The scope for co-living can be thought of using ‘three horizon’ thinking. Horizon one is where we are now, horizon two is the future which may occur as a result of innovative responses to the problems of the current system, while horizon three is a radically different vision, one which we can now only imagine but which could start to feel concrete and possible when we move beyond horizon one. Exploring the potential of co-living, we need to generate both horizon two and horizon three thinking but also distinguish between them.
The former sees co-living primarily as a response to current challenges; first, the interacting issues of constraints on building and affordability, second; the limitations and failings of the predominant current models of private renting in spaces of multiple occupation; third other changes in patterns of working and living and in people’s lifestyle priorities. Put simply, models of co-living are growing and getting more attention because they can offer people, particularly young people, more affordable, more convenient and more enjoyable ways of living. The strength of this argument doesn’t mean — and all our authors recognise this in one way or another — that there aren’t issues that need to be managed and dangers that should be avoided (for example that co-living options are too homogeneous and exclusive), but nevertheless it is difficult to see any reason why co-living shouldn’t become a much more mainstream housing solution particularly in areas of high demand and limited supply.

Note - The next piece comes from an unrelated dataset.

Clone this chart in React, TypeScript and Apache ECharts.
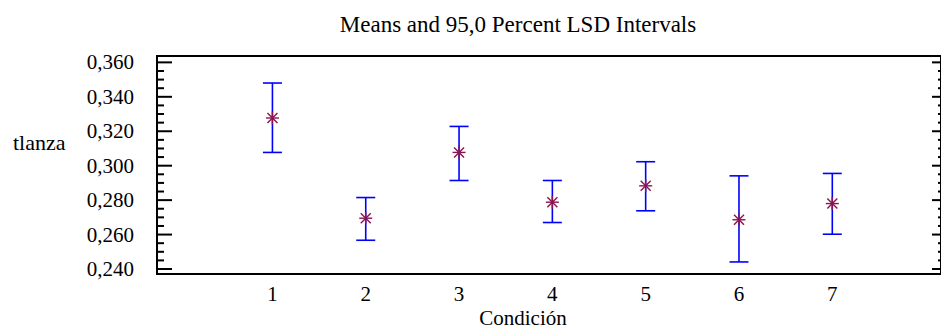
import React, { useEffect, useRef } from "react";
import * as echarts from "echarts";

const conditions = [1, 2, 3, 4, 5, 6, 7];
const means = [0.3277, 0.2695, 0.3077, 0.2788, 0.2883, 0.2686, 0.278];
const lowerLimits = [0.3077, 0.2567, 0.2914, 0.267, 0.2738, 0.2441, 0.2602];
const upperLimits = [0.348, 0.2815, 0.3228, 0.2914, 0.3023, 0.2941, 0.2955];
const yTickValues = [0.24, 0.26, 0.28, 0.3, 0.32, 0.34, 0.36];

const titleText = "Means and 95,0 Percent LSD Intervals";
const xName = "Condición";
const yName = "tlanza";

const FONT = "'Liberation Serif', 'Times New Roman', serif";

export default function App() {
  const ref = useRef<HTMLDivElement>(null);
  useEffect(() => {
    if (!ref.current) return;
    const chart = echarts.init(ref.current, undefined, { renderer: "svg" });

    const minorTicks: number[] = [];
    for (let i = 0; i < yTickValues.length - 1; i++) {
      for (let k = 1; k < 4; k++) {
        minorTicks.push(+(yTickValues[i] + (k * (yTickValues[i + 1] - yTickValues[i])) / 4).toFixed(4));
      }
    }
    const xMin = -0.237;
    const xMax = 8.165;
    const yMin = 0.2371;
    const yMax = 0.3637;
    const fmt = (v: number) => v.toFixed(3).replace(".", ",");

    const data = conditions.map((c, i) => [c, means[i], lowerLimits[i], upperLimits[i]]);
    const tickData = [
      ...yTickValues.map((v) => [xMin, v, 1]),
      ...minorTicks.map((v) => [xMin, v, 0]),
    ];

    chart.setOption({
      animation: false,
      backgroundColor: "#fff",
      grid: {
        left: 157,
        right: -2,
        top: 56,
        bottom: 56,
        show: true,
        borderColor: "#000",
        borderWidth: 2,
      },
      xAxis: {
        type: "value",
        min: xMin,
        max: xMax,
        splitLine: { show: false },
        axisLine: { show: false },
        axisTick: { show: false },
        axisLabel: {
          customValues: conditions,
          formatter: (v: number) => String(v),
          fontFamily: FONT,
          fontSize: 21,
          color: "#000",
          margin: 9,
        },
      },
      yAxis: {
        type: "value",
        min: yMin,
        max: yMax,
        splitLine: { show: false },
        axisLine: { show: false },
        axisTick: { show: false },
        axisLabel: {
          customValues: yTickValues,
          formatter: fmt,
          fontFamily: FONT,
          fontSize: 21,
          color: "#000",
          margin: 23,
        },
      },
      graphic: [
        {
          type: "text",
          x: 518,
          y: 24,
          style: {
            text: titleText,
            textAlign: "center",
            textVerticalAlign: "middle",
            fontFamily: FONT,
            fontSize: 23,
            fill: "#000",
          },
        },
        {
          type: "text",
          x: 13,
          y: 142,
          style: {
            text: yName,
            textAlign: "left",
            textVerticalAlign: "middle",
            fontFamily: FONT,
            fontSize: 22,
            fill: "#000",
          },
        },
        {
          type: "text",
          x: 523,
          y: 318,
          style: {
            text: xName,
            textAlign: "center",
            textVerticalAlign: "middle",
            fontFamily: FONT,
            fontSize: 21,
            fill: "#000",
          },
        },
      ],
      series: [
        {
          type: "custom",
          name: "ticks",
          encode: { x: 0, y: 1 },
          data: tickData,
          silent: true,
          renderItem: (params: any, api: any) => {
            const cs = params.coordSys;
            const y = api.coord([xMin, api.value(1)])[1];
            const major = api.value(2) === 1;
            const left = cs.x;
            const right = cs.x + cs.width;
            const lenL = major ? 15 : 7;
            const lenR = major ? 9 : 3;
            const st = { stroke: "#000", lineWidth: 2 };
            return {
              type: "group",
              children: [
                { type: "line", shape: { x1: left, y1: y, x2: left + lenL, y2: y }, style: st },
                { type: "line", shape: { x1: right - lenR, y1: y, x2: right, y2: y }, style: st },
              ],
            };
          },
        },
        {
          type: "custom",
          name: "LSD",
          encode: { x: 0, y: [1, 2, 3] },
          data,
          renderItem: (_params: any, api: any) => {
            const x = api.value(0);
            const pm = api.coord([x, api.value(1)]);
            const pl = api.coord([x, api.value(2)]);
            const ph = api.coord([x, api.value(3)]);
            const cap = 9.5;
            const s = 6.5;
            const d = 5;
            const bar = { stroke: "#0000ff", lineWidth: 1.6 };
            const star = { stroke: "#8b1450", lineWidth: 1.4 };
            return {
              type: "group",
              children: [
                { type: "line", shape: { x1: pl[0], y1: pl[1], x2: ph[0], y2: ph[1] }, style: bar },
                { type: "line", shape: { x1: ph[0] - cap, y1: ph[1], x2: ph[0] + cap, y2: ph[1] }, style: bar },
                { type: "line", shape: { x1: pl[0] - cap, y1: pl[1], x2: pl[0] + cap, y2: pl[1] }, style: bar },
                { type: "line", shape: { x1: pm[0] - s, y1: pm[1], x2: pm[0] + s, y2: pm[1] }, style: star },
                { type: "line", shape: { x1: pm[0], y1: pm[1] - s, x2: pm[0], y2: pm[1] + s }, style: star },
                { type: "line", shape: { x1: pm[0] - d, y1: pm[1] - d, x2: pm[0] + d, y2: pm[1] + d }, style: star },
                { type: "line", shape: { x1: pm[0] - d, y1: pm[1] + d, x2: pm[0] + d, y2: pm[1] - d }, style: star },
              ],
            };
          },
        },
      ],
    });
    return () => chart.dispose();
  }, []);

  return (
    <div
      ref={ref}
      style={{ position: "absolute", left: 0, top: 0, width: 941, height: 330, background: "#fff" }}
    />
  );
}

But — and again this a recurrent theme in our essays — today’s pragmatic solutions should also help us begin to bring that more radical third horizon into view. The current housing system is both one which denies people choice but also one which directs people to make choices they might prefer to avoid. Most obviously, to own a home means, for many, a career’s worth of debt to pay back, extended travel to work and the loss of existing community and attenuation of family connections. In this sense we can see co-living — at that third horizon — as both offering new choices for those who see greater communality as part of how they want to live, work and thrive, but also as a way of enabling people to avoid or delay the oppressively big choices the current system imposes. So, flexible ownership schemes can enable people to invest in their home without having to take on a thirty year mortgage. Equally, family oriented co-living can enable people to have the housing they need without having to move to the suburbs, or even enable older people to use the wealth of their old home to access support in an environment that supports ongoing independent but is designed to counter loneliness. It is interesting to see how often issues around intergenerational living crop up in our essays.
The fundamental failing of housing today in many parts of the UK is that instead of the system existing and evolving around the needs of the people, the people must bend and constrain their capabilities and hopes to fit the vagaries of the system. Co-living today offers an important way of helping some people in some places find an answer that works for them: our authors think it should and it will grow. But the champions, and friendly critics of co-living need also to take each next step with the vision in mind of a housing system in which the many different lives we might want to live are accommodated by many different types of homes that best reflect our needs and aspirations.